Powerline speaks!

On March 26 Sen. McCain gave a major address on foreign policy in which he sounded more like John Kerry than a Republican. Powerline, usually on top of every development in the campaign, maintained total silence on the speech until, on Sunday, March 30, a full four days after the speech, Scott of Powerline posted something on it. He is not a happy camper. He says that the speech “forcefully reminds me why Senator McCain was not at the top of my list of acceptable Republican presidential candidates.” Notice, however, that the speech does not lead Scott to remove McCain from his list of acceptable candidates. As I said last week, Powerline would adjust.

However, John of Powerline probably won’t have to adjust at all, given that on the day McCain clinched the GOP nomination, he called McCain “a great man.”

I wonder how anyone could describe as “great” a man who not only tried to push open borders on America by means of one of the messiest, most dishonest, most irresponsible bills ever proposed in the U.S. Congress, but tried to force it through without even having a debate. Here is VFR’s item on this from May 22, 2007:

Want a president who is “against politics”? McCain is the man for you

If there is anyone who is not already long convinced that John McCain is unsuited to be president of the United States, this ought to settle the question.
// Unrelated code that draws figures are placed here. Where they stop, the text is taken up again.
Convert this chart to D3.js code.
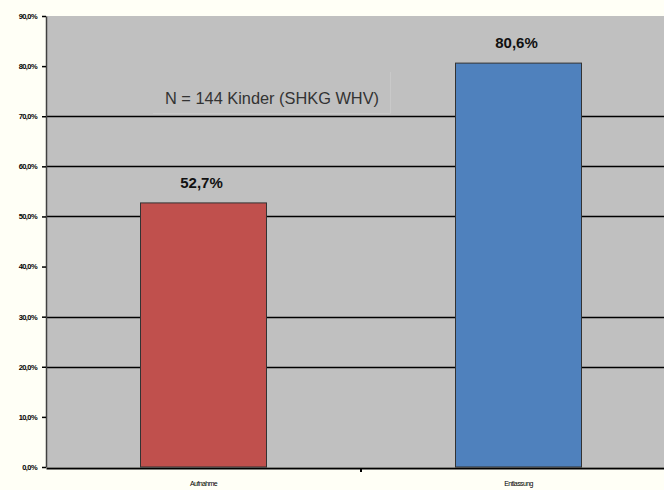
<!DOCTYPE html>
<html>
<head>
<meta charset="utf-8">
<script src="https://cdn.jsdelivr.net/npm/d3@7"></script>
<style>
  body { margin: 0; background: #fffff6; }
  svg { display: block; font-family: "Liberation Sans", Arial, sans-serif; }
</style>
</head>
<body>
<div id="chart"></div>
<script>
const categories = ["Aufnahme", "Entlassung"];
const values = [52.7, 80.6];
const valueLabels = ["52,7%", "80,6%"];
const barColors = ["#c0504d", "#4f81bd"];
const yTicks = [0, 10, 20, 30, 40, 50, 60, 70, 80, 90];
const gridValues = [20, 30, 50, 60, 70];
const note = "N = 144 Kinder (SHKG WHV)";

const width = 664,
  height = 490,
  plotLeft = 46,
  plotRight = 676,
  plotTop = 16,
  plotBottom = 467;

const svg = d3
  .select("#chart")
  .append("svg")
  .attr("width", width)
  .attr("height", height);

svg
  .append("rect")
  .attr("x", 0)
  .attr("y", 0)
  .attr("width", width)
  .attr("height", height)
  .attr("fill", "#fffff6");

const yScale = d3.scaleLinear().domain([0, 90]).range([plotBottom, plotTop]);

const xScale = d3.scaleBand().domain(categories).range([plotLeft, plotRight]);

// plot area
svg
  .append("rect")
  .attr("x", plotLeft)
  .attr("y", plotTop)
  .attr("width", plotRight - plotLeft)
  .attr("height", plotBottom - plotTop)
  .attr("fill", "#c0c0c0");

svg
  .selectAll("line.grid")
  .data(gridValues)
  .enter()
  .append("line")
  .attr("class", "grid")
  .attr("x1", plotLeft)
  .attr("x2", plotRight)
  .attr("y1", (d) => Math.round(yScale(d)) + 0.5)
  .attr("y2", (d) => Math.round(yScale(d)) + 0.5)
  .attr("stroke", "#000")
  .attr("stroke-width", 1.5);

// note box (faint edges only at bottom and right)
const noteG = svg.append("g");
noteG
  .append("path")
  .attr("d", "M153,113.5H390.5V72")
  .attr("fill", "none")
  .attr("stroke", "#c9c9c9")
  .attr("stroke-width", 1);
noteG
  .append("text")
  .text(note)
  .attr("x", 272)
  .attr("y", 104)
  .attr("text-anchor", "middle")
  .attr("font-size", 16.5)
  .attr("textLength", 214)
  .attr("lengthAdjust", "spacingAndGlyphs")
  .attr("fill", "#333");

const barW = xScale.bandwidth() * 0.4;

svg
  .selectAll("rect.bar")
  .data(values)
  .enter()
  .append("rect")
  .attr("class", "bar")
  .attr("x", (d, i) => xScale(categories[i]) + xScale.bandwidth() / 2 - barW / 2)
  .attr("y", (d) => yScale(d))
  .attr("width", barW)
  .attr("height", (d) => plotBottom - yScale(d))
  .attr("fill", (d, i) => barColors[i])
  .attr("stroke", "#333")
  .attr("stroke-width", 1);

svg
  .selectAll("text.val")
  .data(values)
  .enter()
  .append("text")
  .attr("class", "val")
  .text((d, i) => valueLabels[i])
  .attr("x", (d, i) => xScale(categories[i]) + xScale.bandwidth() / 2 - 2)
  .attr("y", (d) => yScale(d) - 15)
  .attr("text-anchor", "middle")
  .attr("font-size", 15)
  .attr("font-weight", "bold")
  .attr("fill", "#111");

// y axis
const yAxis = d3
  .axisLeft(yScale)
  .tickValues(yTicks)
  .tickSize(4)
  .tickSizeOuter(0)
  .tickPadding(5)
  .tickFormat((d) => d.toFixed(1).replace(".", ",") + "%");

const yG = svg
  .append("g")
  .attr("transform", "translate(" + plotLeft + ",0)")
  .call(yAxis);
yG.select(".domain").attr("stroke", "#404040").attr("stroke-width", 1.5);
yG.selectAll(".tick line").attr("stroke", "#000").attr("stroke-width", 1.5);
yG.selectAll(".tick text")
  .attr("font-size", 7.5)
  .attr("font-weight", "bold")
  .attr("letter-spacing", -0.6)
  .attr("font-family", "'Liberation Sans', Arial, sans-serif")
  .attr("fill", "#000");

// x axis
const xAxis = d3.axisBottom(xScale).tickSize(0).tickSizeOuter(0).tickPadding(13);

const xG = svg
  .append("g")
  .attr("transform", "translate(0," + (plotBottom + 1) + ")")
  .call(xAxis);
xG.select(".domain").attr("stroke", "#000").attr("stroke-width", 2);
xG.selectAll(".tick text")
  .attr("font-size", 7)
  .attr("letter-spacing", -0.6)
  .attr("font-family", "'Liberation Sans', Arial, sans-serif")
  .attr("fill", "#000");

// category boundary tick
xG.append("line")
  .attr("x1", xScale(categories[1]))
  .attr("x2", xScale(categories[1]))
  .attr("y1", 0)
  .attr("y2", 4)
  .attr("stroke", "#000")
  .attr("stroke-width", 2);
</script>
</body>
</html>
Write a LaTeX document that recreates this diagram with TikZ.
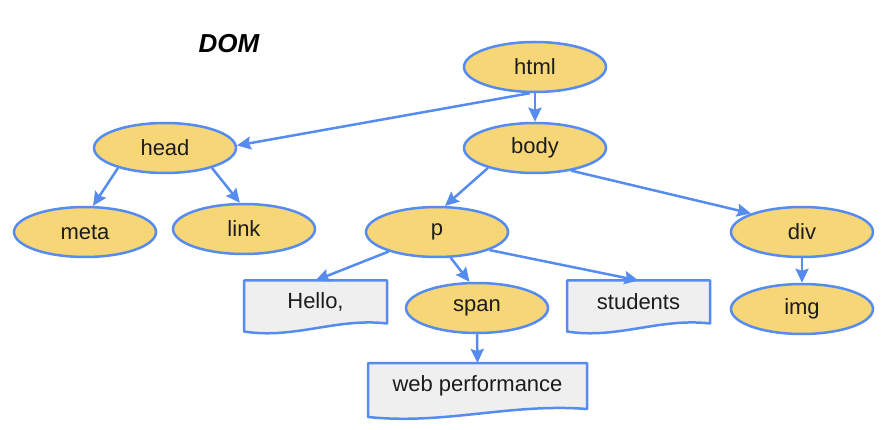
\documentclass[tikz,border=0pt]{standalone}
\usepackage{fontspec}
\setmainfont{Liberation Sans}
\usetikzlibrary{shapes.geometric,arrows.meta,calc,backgrounds}

\definecolor{edgeblue}{RGB}{86,140,240}
\definecolor{nodeyellow}{RGB}{246,214,118}
\definecolor{boxgray}{RGB}{239,239,239}
\definecolor{inkdark}{RGB}{28,28,28}

\tikzset{
  elem/.style={ellipse, draw=edgeblue, line width=2.5pt, fill=nodeyellow,
    minimum width=142pt, minimum height=50pt, inner sep=0pt,
    font=\fontsize{22}{26}\selectfont, text=inkdark},
  textleaf/.style={rectangle, inner sep=0pt, outer sep=0pt,
    font=\fontsize{22}{26}\selectfont, text=inkdark},
  docfill/.style={draw=edgeblue, line width=2.5pt, fill=boxgray, line join=round},
  connector/.style={draw=edgeblue, line width=2.5pt,
    -{Stealth[length=14pt,width=13pt,inset=2pt]}},
}

% document-style box with a wavy lower edge, drawn behind a named node
\newcommand\docshape[1]{%
  \path[docfill] (#1.north west) -- (#1.north east) -- (#1.south east)
    .. controls ($(#1.south east)!0.35!(#1.south west)+(0,-6)$)
       and ($(#1.south east)!0.65!(#1.south west)+(0,16)$)
    .. ($(#1.south west)+(0,8)$) -- cycle;}

\begin{document}
\begin{tikzpicture}[x=1pt,y=-1pt]
  \useasboundingbox (0,0) rectangle (886,430);

  \node[font=\bfseries\itshape\fontsize{26}{30}\selectfont, text=black] (title) at (229,44) {DOM};

  % element nodes
  \node[elem] (html) at (535,67)  {html};
  \node[elem] (body) at (535,148) {body};
  \node[elem] (head) at (165,148) {head};
  \node[elem] (meta) at (85,232)  {meta};
  \node[elem] (link) at (244,229) {link};
  \node[elem] (p)    at (437,232) {p};
  \node[elem] (div)  at (802,232) {div};
  \node[elem] (img)  at (802,309) {img};
  \node[elem] (span) at (477,308) {span};

  % text nodes
  \node[textleaf, minimum width=143pt, minimum height=43pt] (hello)    at (315.5,302) {Hello,};
  \node[textleaf, minimum width=143pt, minimum height=43pt] (students) at (638.5,302) {students};
  \node[textleaf, minimum width=219pt, minimum height=46pt] (web)      at (477.5,386) {web performance};

  \begin{pgfonlayer}{background}
    \docshape{hello}
    \docshape{students}
    \docshape{web}
  \end{pgfonlayer}

  % tree edges
  \draw[connector] (html.south) -- (body.north);
  \draw[connector] (html.259) -- (head.2);
  \draw[connector] (head.203) -- (meta.73);
  \draw[connector] (head.337) -- (link.99);
  \draw[connector] (body.203) -- (p.73);
  \draw[connector] (body.328) -- (div.160);
  \draw[connector] (div.south) -- (img.north);
  \draw[connector] (p.202) -- (hello.north);
  \draw[connector] (p.298) -- (span.106);
  \draw[connector] (p.341) -- (students.north);
  \draw[connector] (span.south) -- (web.north);
\end{tikzpicture}
\end{document}
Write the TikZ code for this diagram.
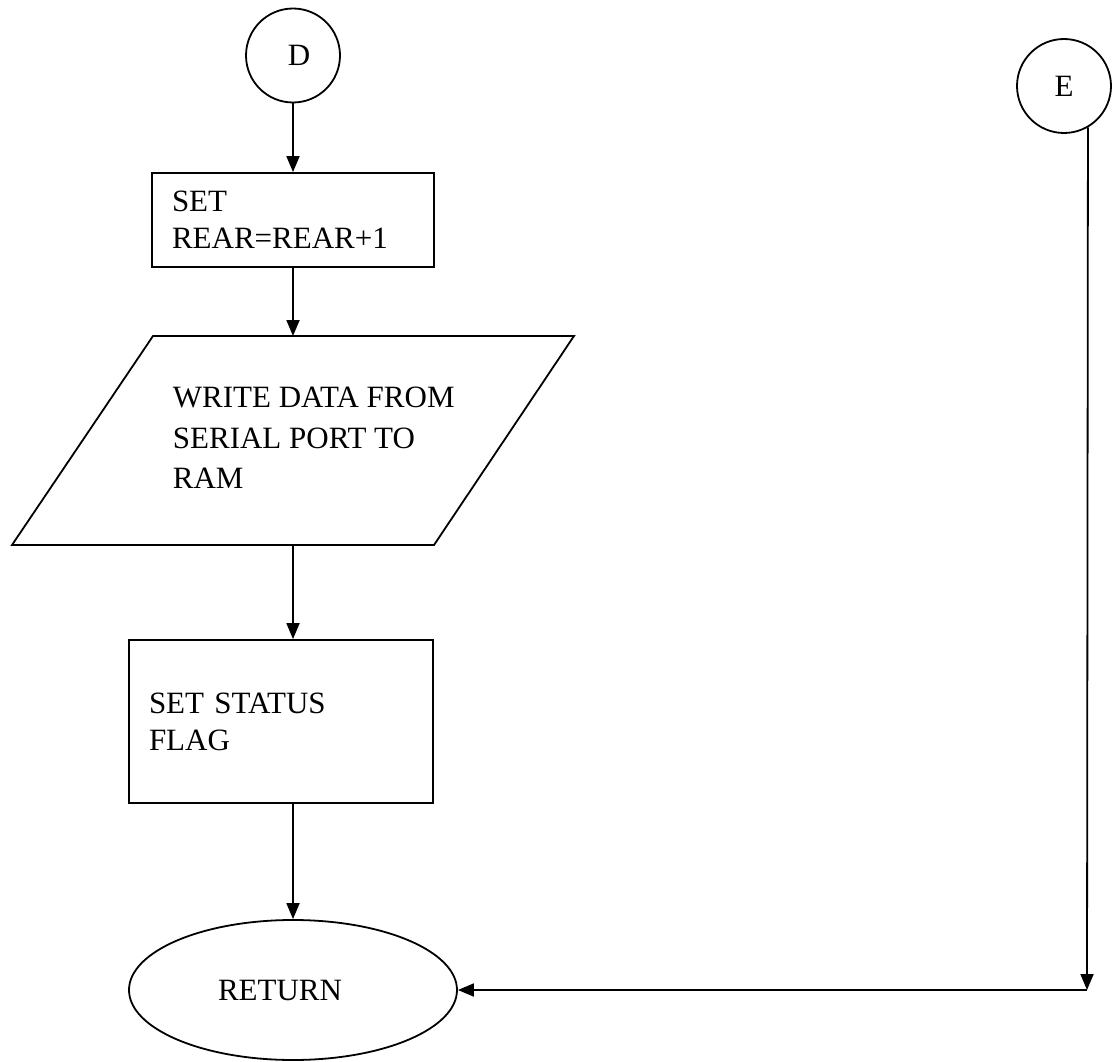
\documentclass[tikz,border=0pt]{standalone}
\usepackage{fontspec}
\setmainfont{Liberation Serif}
\usetikzlibrary{arrows.meta,shapes.geometric}
\begin{document}
\begin{tikzpicture}[x=1pt,y=-1pt,
  line width=1.8pt,
  every node/.style={font=\fontsize{31}{37}\selectfont},
  conn/.style={draw,circle,minimum size=94pt,inner sep=0pt},
  procbox/.style={draw,rectangle,align=left,inner xsep=20pt,inner ysep=0pt},
  terminal/.style={draw,ellipse,minimum width=328pt,minimum height=140pt,inner sep=0pt},
  arr/.style={-{Triangle[length=16pt,width=13pt]}}]
  \useasboundingbox (0,0) rectangle (1120,1062);

  % connectors
  \node[conn] (D) at (293,55.5) {\hspace*{12pt}\raisebox{-4pt}{D}};
  \node[conn] (E) at (1064,86) {E};

  % SET REAR=REAR+1
  \node[procbox,text width=242pt,minimum height=94pt] (rear) at (293,220)
    {SET\\REAR=REAR+1};

  % input/output parallelogram
  \coordinate (pTL) at (153,336);
  \coordinate (pTR) at (574,336);
  \coordinate (pBR) at (434,545);
  \coordinate (pBL) at (12,545);
  \draw (pTL) -- (pTR) -- (pBR) -- (pBL) -- cycle;
  \coordinate (pTop) at (293,336);
  \coordinate (pBot) at (293,545);
  \node[align=left,anchor=west,inner sep=0pt,font=\fontsize{31}{40.5}\selectfont] (write) at (172,438)
    {WRITE DATA FROM\\SERIAL PORT TO\\RAM};

  % SET STATUS FLAG
  \node[procbox,text width=264pt,minimum height=163pt] (status) at (281,721.5)
    {SET STATUS\\FLAG};

  % RETURN
  \node[terminal] (ret) at (293,990) {\raisebox{-4pt}{RETURN}\hspace*{26pt}};

  % flow lines
  \draw[arr] (D.south) -- (D.south |- rear.north);
  \draw[arr] (rear.south) -- (pTop);
  \draw[arr] (pBot) -- (pBot |- status.north);
  \draw[arr] (pBot |- status.south) -- (ret.north);
  \coordinate (corner) at (1087,990);
  \draw[arr] (E.-60.7) -- (corner);
  \draw[arr] (corner) -- (ret.east);
\end{tikzpicture}
\end{document}
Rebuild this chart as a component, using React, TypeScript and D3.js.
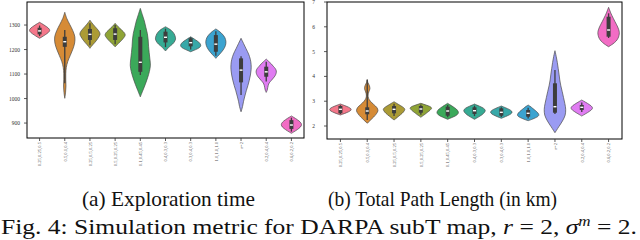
import React from "react";
import * as d3 from "d3";

const categories = [
  "0.25,0.25,0.5", "0.5,0.1,0.4", "0.25,0.5,0.25", "0.5,0.25,0.25", "0.1,0.45,0.45",
  "0.4,0.3,0.3", "0.3,0.4,0.3", "1.0,1.0,1.0", "r=2", "0.2,0.4,0.4", "0.6,0.2,0.2",
];
const colors = [
  "#f4778a", "#d68b36", "#ab9b35", "#8fa436", "#3ba95a", "#36ab94",
  "#38a8a8", "#3ba3d0", "#9a9bf2", "#e07cf2", "#f26cc4",
];

// Exploration time
const timeTicks = [900, 1000, 1100, 1200, 1300];
const timeMin = [1246, 1001, 1205, 1211, 1007, 1194, 1191, 1164, 946, 1025, 858];
const timeMax = [1311, 1352, 1320, 1307, 1368, 1293, 1252, 1284, 1246, 1161, 929];
const timeQ1 = [1262, 1211, 1239, 1239, 1109, 1229, 1213, 1191, 1066, 1089, 876];
const timeMed = [1276, 1232, 1262, 1263, 1148, 1250, 1228, 1222, 1116, 1109, 892];
const timeQ3 = [1289, 1252, 1284, 1287, 1252, 1273, 1246, 1259, 1164, 1130, 912];
const timeWLo = [1255, 1062, 1218, 1222, 1096, 1210, 1200, 1175, 1014, 1070, 865];
const timeWHi = [1298, 1280, 1307, 1300, 1280, 1285, 1250, 1275, 1173, 1150, 922];
const timeProfiles = [
  [0, 0.2, 0.38, 0.55, 0.72, 0.86, 0.96, 1, 0.96, 0.86, 0.72, 0.55, 0.38, 0.2, 0],
  [0, 0.08, 0.12, 0.1, 0.1, 0.15, 0.3, 0.55, 0.8, 0.98, 1.0, 0.8, 0.5, 0.2, 0],
  [0, 0.15, 0.32, 0.5, 0.66, 0.8, 0.92, 1, 0.95, 0.82, 0.65, 0.47, 0.3, 0.14, 0],
  [0, 0.15, 0.32, 0.5, 0.66, 0.8, 0.93, 1, 0.95, 0.82, 0.65, 0.47, 0.3, 0.14, 0],
  [0, 0.25, 0.5, 0.72, 0.9, 1.0, 0.95, 0.88, 0.82, 0.78, 0.7, 0.55, 0.4, 0.2, 0],
  [0, 0.15, 0.3, 0.5, 0.7, 0.85, 0.95, 1, 0.98, 0.93, 0.85, 0.72, 0.55, 0.3, 0],
  [0, 0.25, 0.5, 0.72, 0.88, 0.97, 1, 0.97, 0.9, 0.8, 0.66, 0.5, 0.34, 0.17, 0],
  [0, 0.18, 0.38, 0.56, 0.72, 0.85, 0.94, 0.99, 1, 0.96, 0.88, 0.74, 0.55, 0.3, 0],
  [0, 0.15, 0.25, 0.38, 0.52, 0.68, 0.82, 0.93, 1.0, 1.0, 0.92, 0.75, 0.5, 0.25, 0],
  [0, 0.1, 0.15, 0.2, 0.3, 0.5, 0.7, 0.88, 0.98, 1.0, 0.9, 0.7, 0.5, 0.25, 0],
  [0, 0.2, 0.4, 0.58, 0.75, 0.88, 0.97, 1, 0.97, 0.88, 0.75, 0.58, 0.4, 0.2, 0],
];

// Total path length (km)
const pathTicks = [2, 3, 4, 5, 6, 7];
const pathMin = [2.444, 2.109, 2.242, 2.351, 2.27, 2.27, 2.31, 2.214, 1.73, 2.403, 5.198];
const pathMax = [2.887, 3.883, 2.98, 2.915, 2.915, 2.887, 2.806, 2.847, 5.036, 3.048, 6.786];
const pathQ1 = [2.512, 2.472, 2.512, 2.536, 2.415, 2.484, 2.415, 2.375, 2.536, 2.645, 5.601];
const pathMed = [2.673, 2.605, 2.673, 2.685, 2.605, 2.617, 2.552, 2.512, 2.778, 2.754, 5.871];
const pathQ3 = [2.806, 2.754, 2.806, 2.806, 2.778, 2.754, 2.714, 2.645, 3.722, 2.847, 6.407];
const pathWLo = [2.48, 2.24, 2.4, 2.45, 2.35, 2.4, 2.36, 2.3, 2.484, 2.56, 5.548];
const pathWHi = [2.84, 3.85, 2.9, 2.87, 2.85, 2.82, 2.76, 2.74, 4.258, 2.95, 6.544];
const pathProfiles = [
  [0, 0.2, 0.4, 0.58, 0.75, 0.88, 0.97, 1, 0.97, 0.88, 0.75, 0.58, 0.4, 0.2, 0],
  [0, 0.3, 0.6, 0.85, 1.0, 0.9, 0.6, 0.3, 0.12, 0.08, 0.15, 0.25, 0.2, 0.06, 0],
  [0, 0.15, 0.3, 0.45, 0.6, 0.74, 0.86, 0.95, 1, 0.95, 0.8, 0.6, 0.4, 0.2, 0],
  [0, 0.12, 0.25, 0.38, 0.5, 0.62, 0.74, 0.85, 0.94, 1, 0.95, 0.8, 0.55, 0.28, 0],
  [0, 0.25, 0.5, 0.72, 0.88, 0.97, 1, 0.97, 0.9, 0.8, 0.66, 0.5, 0.34, 0.17, 0],
  [0, 0.18, 0.36, 0.52, 0.68, 0.8, 0.9, 0.97, 1, 0.96, 0.85, 0.68, 0.46, 0.22, 0],
  [0, 0.2, 0.4, 0.58, 0.75, 0.88, 0.97, 1, 0.97, 0.88, 0.75, 0.58, 0.4, 0.2, 0],
  [0, 0.3, 0.55, 0.78, 0.93, 1, 0.97, 0.9, 0.8, 0.68, 0.55, 0.42, 0.3, 0.15, 0],
  [0, 0.35, 0.7, 0.95, 1.0, 0.92, 0.8, 0.68, 0.55, 0.45, 0.38, 0.3, 0.22, 0.12, 0],
  [0, 0.18, 0.36, 0.54, 0.7, 0.85, 0.95, 1, 0.95, 0.85, 0.7, 0.54, 0.36, 0.18, 0],
  [0, 0.4, 0.7, 0.88, 0.97, 1.0, 0.95, 0.85, 0.72, 0.58, 0.45, 0.32, 0.2, 0.1, 0],
];

const SERIF = "'Liberation Serif', 'DejaVu Serif', serif";

type PanelProps = {
  x0: number; x1: number; y0: number; y1: number;
  domain: [number, number]; ticks: number[];
  mins: number[]; maxs: number[]; q1: number[]; med: number[]; q3: number[];
  wlo: number[]; whi: number[]; profiles: number[][]; labelX: number;
};

function Panel(p: PanelProps) {
  const x = d3.scaleBand<string>().domain(categories).range([p.x0, p.x1]);
  const y = d3.scaleLinear().domain(p.domain).range([p.y1, p.y0]);
  const hw = x.bandwidth() * 0.4;
  return (
    <g>
      {categories.map((c, i) => {
        const cx = (x(c) as number) + x.bandwidth() / 2;
        const prof = p.profiles[i];
        const n = prof.length;
        const pts = prof.map((w, k) => ({ v: p.mins[i] + ((p.maxs[i] - p.mins[i]) * k) / (n - 1), w }));
        const area = d3
          .area<{ v: number; w: number }>()
          .y((d) => y(d.v))
          .x0((d) => cx - d.w * hw)
          .x1((d) => cx + d.w * hw)
          .curve(d3.curveCatmullRom.alpha(0.5));
        return (
          <g key={c}>
            <path d={area(pts) as string} fill={colors[i]} stroke="#4a4a4a" strokeWidth={0.7} />
            <line x1={cx} x2={cx} y1={y(p.wlo[i])} y2={y(p.whi[i])} stroke="#3d3d3d" strokeWidth={1.3} />
            <rect x={cx - 2} width={4} y={y(p.q3[i])} height={y(p.q1[i]) - y(p.q3[i])} fill="#3d3d3d" />
            <rect x={cx - 1.5} width={3} y={y(p.med[i]) - 0.7} height={1.4} fill="#fff" />
          </g>
        );
      })}
      <rect x={p.x0} y={p.y0} width={p.x1 - p.x0} height={p.y1 - p.y0} fill="none" stroke="#000" strokeWidth={1} />
      {p.ticks.map((t) => (
        <g key={t}>
          <line x1={p.x0 - 3} x2={p.x0} y1={y(t)} y2={y(t)} stroke="#333" strokeWidth={0.8} />
          <text x={p.labelX} y={y(t) + 2} fontSize={5.5} textAnchor="end" fill="#333" style={{ fontFamily: SERIF }}>
            {t}
          </text>
        </g>
      ))}
      {categories.map((c) => {
        const cx = (x(c) as number) + x.bandwidth() / 2;
        return (
          <g key={"x" + c}>
            <line x1={cx} x2={cx} y1={p.y1} y2={p.y1 + 3} stroke="#333" strokeWidth={0.8} />
            <text
              transform={`translate(${cx + 1.8},${p.y1 + 4}) rotate(-90)`}
              fontSize={4.6}
              textAnchor="end"
              fill="#555"
              style={{ fontFamily: SERIF }}
            >
              {c}
            </text>
          </g>
        );
      })}
    </g>
  );
}

export default function App() {
  return (
    <svg width={640} height={240} style={{ position: "absolute", left: 0, top: 0, background: "#fff" }}>
      <Panel
        x0={27} x1={304} y0={2} y1={138} domain={[839, 1394]} ticks={timeTicks}
        mins={timeMin} maxs={timeMax} q1={timeQ1} med={timeMed} q3={timeQ3}
        wlo={timeWLo} whi={timeWHi} profiles={timeProfiles} labelX={20}
      />
      <Panel
        x0={327} x1={622} y0={2} y1={139} domain={[1.476, 7.0]} ticks={pathTicks}
        mins={pathMin} maxs={pathMax} q1={pathQ1} med={pathMed} q3={pathQ3}
        wlo={pathWLo} whi={pathWHi} profiles={pathProfiles} labelX={315}
      />
      <g style={{ fontFamily: SERIF }} fontSize={21} fill="#111">
        <text x={82} y={206} textLength={173} lengthAdjust="spacingAndGlyphs">(a) Exploration time</text>
        <text x={328} y={206} textLength={229} lengthAdjust="spacingAndGlyphs">(b) Total Path Length (in km)</text>
        <text x={1} y={234} textLength={636} lengthAdjust="spacingAndGlyphs">
          Fig. 4: Simulation metric for DARPA subT map, <tspan fontStyle="italic">r</tspan> = 2,{" "}
          <tspan fontStyle="italic">σ</tspan>
          <tspan fontStyle="italic" fontSize={14} dy={-8}>m</tspan>
          <tspan dy={8}> = 2.</tspan>
        </text>
      </g>
    </svg>
  );
}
Explaining why he and other proponents of the immigration bill were seeking to rush it through the Senate without committee hearings and without a real debate, he said at a May 17 press conference:

“We all know this issue can be caught up in extracurricular politics unless we move forward as quickly as possible.”

Extracurricular politics?

What he means, of course, is politics. You know, that funny process by which a self-governing people debates and decides on the laws under which it will live.

McCain wants to abolish politics, so that the elite who know what’s best for us can administer our society and our lives for us.

Of course, we already knew all that about McCain. What is the McCain-Feingold campaign finance law, but a major step toward turning America into a Europe-type country where democratic elections are a mere formality directed by the state, and unaccountable bureaucratic elites are the real rulers?